Bitcoin ATM operator businesses have increasingly become attractive targets for cybercriminals. Moreover, these firms must maintain significant cryptocurrency reserves to meet demand, creating an incentive for attackers to probe both digital custody setups and connected corporate infrastructure.

These companies also operate at the intersection of physical cash infrastructure and digital asset storage, which introduces complex security requirements. However, bridging these two environments can open potential attack surfaces if internal controls, credential management, or network segmentation are insufficient.

Previous incident and regulatory scrutiny

This latest case is at least the second known security incident at Bitcoin Depot. In a separate 2023 breach, hackers accessed personal data belonging to approximately 58,000 users, exposing the firm to additional compliance and reputational risks.

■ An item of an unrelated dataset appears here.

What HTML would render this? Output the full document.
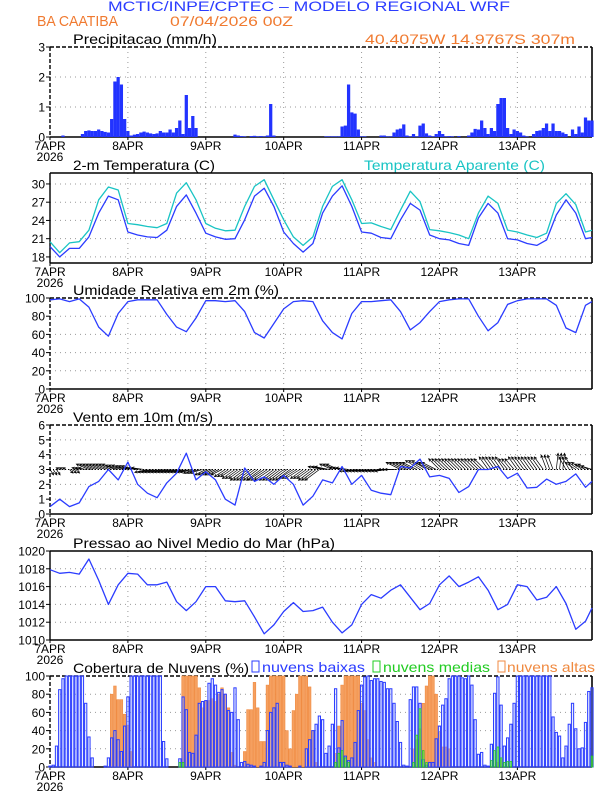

Since that earlier case, the company has faced mounting regulatory and law enforcement scrutiny, particularly as authorities focus more closely on Bitcoin cash-to-crypto kiosks. Moreover, regulators have demanded tighter controls to prevent money laundering and other illicit uses of cryptocurrency vending machines.

In response to this environment, Bitcoin Depot recently introduced stricter identity verification requirements across all its ATM transactions. That said, the firm stopped short of describing whether any of these enhancements played a role in detecting the March 23 incident or limiting its overall impact.

Despite the latest breach, shares of Bitcoin Depot, which trade under the ticker BTM, rose 15% during Wednesday’s session to close at $2.74. However, the stock edged lower in after-hours trading following the SEC disclosure and remains down 44% over the last 30 days.

Bitcoin Depot, often described as one of the biggest Bitcoin ATM providers in the United States, now faces pressure to prove that the bitcoin depot hack will not further erode trust among customers, regulators, or investors.

The incident underscores how heavily exposed Bitcoin ATM businesses remain to credential theft and infrastructure compromise, even as they strengthen compliance and security frameworks.